Clusterpath.minimum_nodeMethod

minimum_node(tree::AVLTree, node::AVLTreeNode) Returns the AVLTreeNode with minimum value in subtree of node.

Clusterpath.plot_clusterMethod
plot_cluster(x; α=0.1, n_node=1, show::Bool, savefig=false, fname="plot_clst", verbose=false)

Plots the scatter plot of the data x colored according to the cluster assigned by clusterpath algorithm. If the dimension of x is greater than 2, perform PCA and plot two PCs.

***Gaston.jl and gnuplot should be installed and on the PATH of your system. Install gnuplot here. ***

  • x: data
  • α: threshold for BMT-clusterpath
  • n_node: if greater than 1, will assign clusters from previous merge status. (default: 1)
  • show: whether to show the figure.
  • savefig: whether to save the figure as a png file. (default: false)
  • fname: file name to save if savefig is true. (default: "plot_clst")
  • verbose: print out current iteration. (default: false)
Clusterpath.plot_pathMethod
plot_path(x; α=0.1, gt=ones(Int64, size(x,1)), force2dim=true, show::Bool, savefig=false, fname="path_plot", verbose=false)

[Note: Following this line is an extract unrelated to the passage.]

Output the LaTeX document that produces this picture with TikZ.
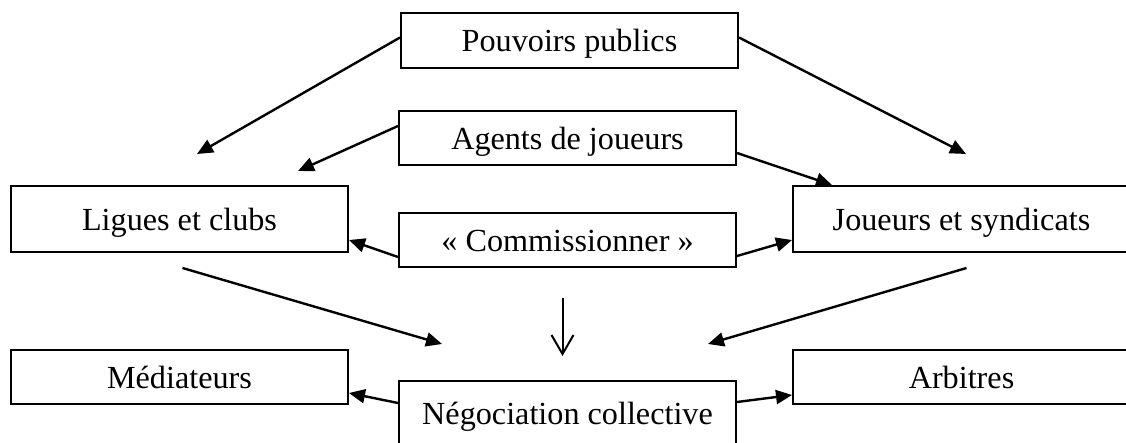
\documentclass[tikz,border=0pt]{standalone}
\usepackage{fontspec}
\setmainfont{Liberation Serif}
\usetikzlibrary{arrows.meta}
\begin{document}
\begin{tikzpicture}[x=1pt,y=-1pt,
  box/.style={draw, line width=2pt, minimum width=337pt, inner sep=0pt,
    text height=23pt, text depth=0pt,
    font=\fontsize{32.2}{37}\selectfont},
  conn/.style={line width=2.4pt, -{Triangle[length=16pt,width=14pt]}},
  openarr/.style={line width=2pt, -{Straight Barb[length=19pt,width=22pt,line width=2pt]}}]
\useasboundingbox (0,0) rectangle (1126,443);
\clip (0,0) rectangle (1126,443);
\fill[white] (0,0) rectangle (1126,443);
% boxes
\node[box, minimum height=55pt] (pp) at (569.5,40.5) {Pouvoirs publics};
\node[box, minimum height=54pt] (ag) at (567.5,138) {Agents de joueurs};
\node[box, minimum height=54pt] (co) at (567.5,240) {« Commissionner »};
\node[box, minimum height=66pt] (li) at (179.5,219) {Ligues et clubs};
\node[box, minimum height=66pt] (jo) at (961.5,219) {Joueurs et syndicats};
\node[box, minimum height=54pt] (me) at (179.5,377) {Médiateurs};
\node[box, minimum height=54pt] (ar) at (961.5,377) {Arbitres};
\node[box, minimum height=64pt] (ne) at (567.5,413) {Négociation collective};
% free ends
\coordinate (ppL) at (197,154);
\coordinate (ppR) at (966,154);
\coordinate (agL) at (298,171);
% connectors
\draw[conn] ([yshift=3pt]pp.west) -- (ppL);
\draw[conn] ([yshift=3pt]pp.east) -- (ppR);
\draw[conn] ([yshift=12pt]ag.west) -- (agL);
\draw[conn] ([yshift=-15pt]ag.east) -- ([xshift=40pt]jo.north west);
\draw[conn] ([yshift=-17pt]co.west) -- ([yshift=-21pt]li.east);
\draw[conn] ([yshift=-16pt]co.east) -- ([yshift=-21pt]jo.west);
\draw[conn] ([xshift=3pt,yshift=-15pt]li.south) -- ([xshift=44pt,yshift=36pt]ne.north west);
\draw[conn] ([xshift=5pt,yshift=-15pt]jo.south) -- ([xshift=-29pt,yshift=36pt]ne.north east);
\draw[openarr] ([xshift=-5pt,yshift=-30pt]co.south) -- ([xshift=-5pt,yshift=24pt]ne.north);
\draw[conn] ([yshift=10pt]ne.west) -- ([yshift=-16pt]me.east);
\draw[conn] ([yshift=11pt]ne.east) -- ([yshift=-18pt]ar.west);
\end{tikzpicture}
\end{document}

plot clusterpath with the data(x). If the dimension of x is greater than 2, only plot a combination of first two dimensions.

***Gaston.jl and gnuplot should be installed and on the PATH of your system. Install gnuplot here.***

  • x: the data to cluster.
  • α: threshold for BMT-clusterpath
  • gt: the ground truth labels.
  • force2dim: force dim>2 data to 2-dim data (default: true)
  • show: whether to show the plot in the notebook. Highly recommended not to show if the number of samples is large.
  • savefig: whether to save the figure as a PNG file. (default: false)
  • fname: image file name to be used when savefig is true. (default: "path_plot")
Clusterpath.right_rotateMethod
right_rotate(node_x::AVLTreeNode)

Performs a right-rotation on node_x, updates height of the nodes, and returns the rotated node.

Clusterpath.sorted_rankMethod
sorted_rank(tree::AVLTree, key)

Returns the rank of key present in the tree, if it present. A KeyError is thrown if key is not present.